South American Style Roasted Butternut Squash Soup

Ron Nebrerecipes

South American Style Roasted Squash
Have you been looking for the perfect soup for fall? Butternut squash is a filling and wholesome ingredient to work with, and the soups we can create make for the most heartwarming soups.
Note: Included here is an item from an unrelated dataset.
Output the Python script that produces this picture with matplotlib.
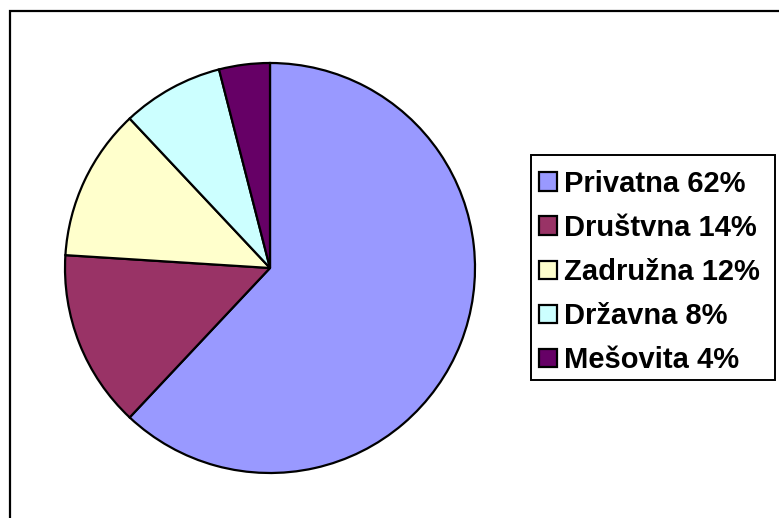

We’ve added a little bit of South American flavour to this recipe, so that your family can enjoy a little bit of spice while they’re slurping this soup.
Prep Time: 25 minutes
Cook Time: 50 minutes
Yield: 6 to 8 servings


For the Roasted Butternut Squash:

  • 3 lb / 1 medium butternut squash, washed, halved, and seeded
  • 57 g / 1/4 cup Mirage margarine, melted and divided
  • 6 g / 1 tsp salt
  • 4 g / 1 tsp black pepper

For the Soup:

  • 28 g / 2 tbsp Mirage margarine
  • 180 g / 2 cups / 1 medium diced red onion
  • 275 g / 2 cups / about 2 medium small, cubed carrots
  • 8 g / 1 tbsp minced ginger
  • 5 cloves / 5 tsp cloves garlic
  • 2 bay leaves
  • 4 g / 1 tsp smoked paprika
  • 2 g / 1 tsp cumin
  • 2 g / 1/2 tsp chili powder
  • 1 g / 1/2 tsp dried cilantro
  • 3 g / 1/2 tsp salt
  • 1000 ml / 4 cups chicken or vegetable broth

Garnishes (optional)

  • fresh cilantro
  • fresh chives
  • lime wedges
  • Directions

    For the Roasted Butternut Squash:

    1. Preheat oven to 450℉ (235℃). Line a baking sheet with parchment paper.
    2. Place halved butternut squash onto the baking sheet, cut-side up. Drizzle melted Mirage margarine over the halves, rubbing over the cut flesh. Combine salt with black pepper. Sprinkle over the butternut squash. Turn squash over. Place butternut squash into the preheated oven. Bake for 35 to 40 minutes, or until squash is tender.
    3. Take out of the oven and flip squash over with the help of a metal spatula. Set aside to cool; about 10 minutes. With a large spoon, scoop the flesh from the butternut squash.

    For the Soup:

    1. While the squash is cooling, heat the 2 tablespoons (28 grams) of Mirage margarine in a large stock pot over medium-high heat until bubbling. Add the diced red onion and saute until translucent; about 2 minutes.
    2. Add carrots and ginger and cook until carrots are softened; about 5 minutes.
    3. Add the roasted butternut squash, minced garlic, bay leaves, smoked paprika, cumin, chili powder, dried cilantro and salt. Cook until mixture is well-combined with the spices; about 2 minutes.
    4. Pour the chicken stock into the butternut squash mixture, stir until thoroughly mixed.
    5. Cool soup; about 10 minutes. With a handheld blender, blend soup until smooth or until desired consistency is reached.
    6. Serve hot, garnished with fresh cilantro, chives or lime wedges.

    Chef’s Tips:

    • Add more chicken stock (1 to 2 cups / 240 – 480 millilitres) if a thinner soup is desired.
    • Adjust the spice level of the soup by completely omitting the chili powder, or by increasing the amount of chili powder (or any of the other spices) to 1 teaspoon (4 grams).